Entries with chart source code:
==*==

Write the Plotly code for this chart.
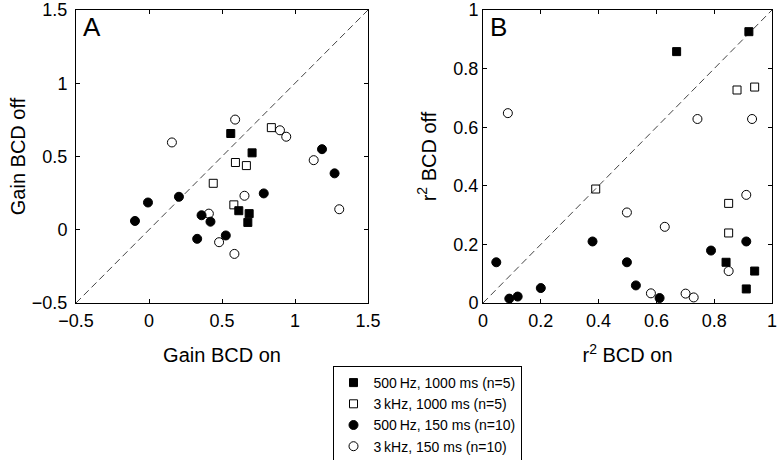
import plotly.graph_objects as go

# panel A: gain with BCD on / off
a_sq_f_x = [0.56, 0.706, 0.615, 0.686, 0.677]
a_sq_f_y = [0.657, 0.525, 0.13, 0.11, 0.05]
a_sq_o_x = [0.44, 0.592, 0.667, 0.581, 0.838]
a_sq_o_y = [0.317, 0.459, 0.438, 0.17, 0.697]
a_ci_f_x = [-0.096, -0.007, 0.205, 0.33, 0.36, 0.421, 0.526, 0.786, 1.185, 1.271]
a_ci_f_y = [0.06, 0.186, 0.225, -0.062, 0.099, 0.055, -0.039, 0.248, 0.55, 0.385]
a_ci_o_x = [0.157, 0.41, 0.48, 0.59, 0.585, 0.654, 0.897, 0.94, 1.128, 1.303]
a_ci_o_y = [0.596, 0.11, -0.085, 0.752, -0.165, 0.232, 0.679, 0.635, 0.475, 0.14]

# panel B: r^2 with BCD on / off
b_sq_f_x = [0.67, 0.92, 0.841, 0.94, 0.911]
b_sq_f_y = [0.858, 0.926, 0.139, 0.109, 0.048]
b_sq_o_x = [0.39, 0.879, 0.94, 0.85, 0.85]
b_sq_o_y = [0.389, 0.727, 0.737, 0.34, 0.239]
b_ci_f_x = [0.046, 0.091, 0.12, 0.2, 0.379, 0.498, 0.529, 0.611, 0.789, 0.911]
b_ci_f_y = [0.139, 0.015, 0.022, 0.051, 0.21, 0.139, 0.06, 0.017, 0.179, 0.21]
b_ci_o_x = [0.086, 0.498, 0.629, 0.581, 0.701, 0.729, 0.742, 0.85, 0.911, 0.931]
b_ci_o_y = [0.648, 0.309, 0.26, 0.033, 0.032, 0.019, 0.628, 0.109, 0.369, 0.628]

labels = ["500\u2009Hz, 1000 ms (n=5)", "3\u2009kHz, 1000 ms (n=5)",
          "500\u2009Hz, 150 ms (n=10)", "3\u2009kHz, 150 ms (n=10)"]

W, H = 780, 460
FONT = "Liberation Sans, Arial, sans-serif"

styles = [
    dict(symbol="square", size=8, color="black", line=dict(color="black", width=1)),
    dict(symbol="square-open", size=8, color="black", line=dict(width=1)),
    dict(symbol="circle", size=9, color="black", line=dict(color="black", width=1)),
    dict(symbol="circle-open", size=9, color="black", line=dict(width=1)),
]

fig = go.Figure()

# dashed identity lines
fig.add_trace(go.Scatter(x=[-0.5, 1.5], y=[-0.5, 1.5], mode="lines",
                         line=dict(color="#444", width=1, dash="7px,4px"),
                         showlegend=False, hoverinfo="skip", xaxis="x", yaxis="y"))
fig.add_trace(go.Scatter(x=[0, 1], y=[0, 1], mode="lines",
                         line=dict(color="#444", width=1, dash="7px,4px"),
                         showlegend=False, hoverinfo="skip", xaxis="x2", yaxis="y2"))

a_sets = [(a_sq_f_x, a_sq_f_y), (a_sq_o_x, a_sq_o_y), (a_ci_f_x, a_ci_f_y), (a_ci_o_x, a_ci_o_y)]
b_sets = [(b_sq_f_x, b_sq_f_y), (b_sq_o_x, b_sq_o_y), (b_ci_f_x, b_ci_f_y), (b_ci_o_x, b_ci_o_y)]

for i, (xs, ys) in enumerate(a_sets):
    fig.add_trace(go.Scatter(x=xs, y=ys, mode="markers", marker=styles[i],
                             name=labels[i], legendgroup=labels[i],
                             xaxis="x", yaxis="y"))
for i, (xs, ys) in enumerate(b_sets):
    fig.add_trace(go.Scatter(x=xs, y=ys, mode="markers", marker=styles[i],
                             name=labels[i], legendgroup=labels[i], showlegend=False,
                             xaxis="x2", yaxis="y2"))

ax_common = dict(showgrid=False, zeroline=False, showline=True, linecolor="black",
                 linewidth=1, mirror="ticks", ticks="inside", ticklen=4,
                 tickcolor="black", tickfont=dict(size=18, color="black"),
                 automargin=False, ticklabeloverflow="allow")

ytop = 1 - 10 / H
ybot = 1 - 303 / H

fig.update_layout(
    width=W, height=H,
    margin=dict(l=0, r=0, t=0, b=0, autoexpand=False),
    paper_bgcolor="white", plot_bgcolor="white",
    font=dict(family=FONT, color="black"),
    xaxis=dict(ax_common, domain=[76 / W, 368 / W], range=[-0.5, 1.5], dtick=0.5,
               ticklabelstandoff=1,
               title=dict(text="Gain BCD on", font=dict(size=20), standoff=18)),
    yaxis=dict(ax_common, domain=[ybot, ytop], range=[-0.5, 1.5], dtick=0.5,
               ticklabelstandoff=4,
               title=dict(text="Gain BCD off", font=dict(size=20), standoff=0)),
    xaxis2=dict(ax_common, domain=[483 / W, 772 / W], range=[0, 1], dtick=0.2,
                anchor="y2", ticklabelstandoff=1,
                title=dict(text="r<sup>2</sup> BCD on", font=dict(size=20), standoff=18)),
    yaxis2=dict(ax_common, domain=[ybot, ytop], range=[0, 1], dtick=0.2,
                anchor="x2", ticklabelstandoff=0,
                title=dict(text="r<sup>2</sup> BCD off", font=dict(size=20), standoff=11)),
    legend=dict(x=427 / W, y=1 - 366 / H, xanchor="center", yanchor="top",
                bordercolor="black", borderwidth=1, bgcolor="white",
                font=dict(size=14, color="black"), itemwidth=30,
                tracegroupgap=0),
    annotations=[
        dict(text="A", x=0.0, y=1.0, xref="x domain", yref="y domain",
             xanchor="left", yanchor="top", xshift=5, yshift=0,
             showarrow=False, font=dict(size=26, color="black")),
        dict(text="B", x=0.0, y=1.0, xref="x2 domain", yref="y2 domain",
             xanchor="left", yanchor="top", xshift=5, yshift=0,
             showarrow=False, font=dict(size=26, color="black")),
    ],
)

# drop the default 8px page margin so the figure fills the window exactly
fig.write_html("out.html", config={"displayModeBar": False},
               post_script="document.body.style.margin='0';")
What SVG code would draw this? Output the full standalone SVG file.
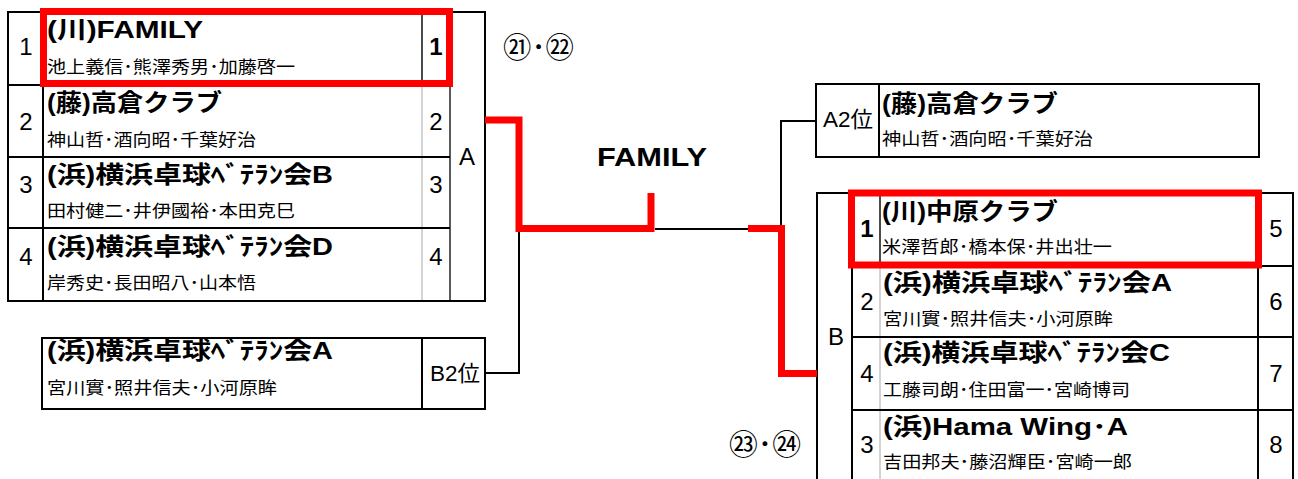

==*==

— Exercise prompt —
Gather from the data above every line with the string "this".

— Reply —
Write the Plotly code for this chart.
What SVG code would draw this? Output the full standalone SVG file.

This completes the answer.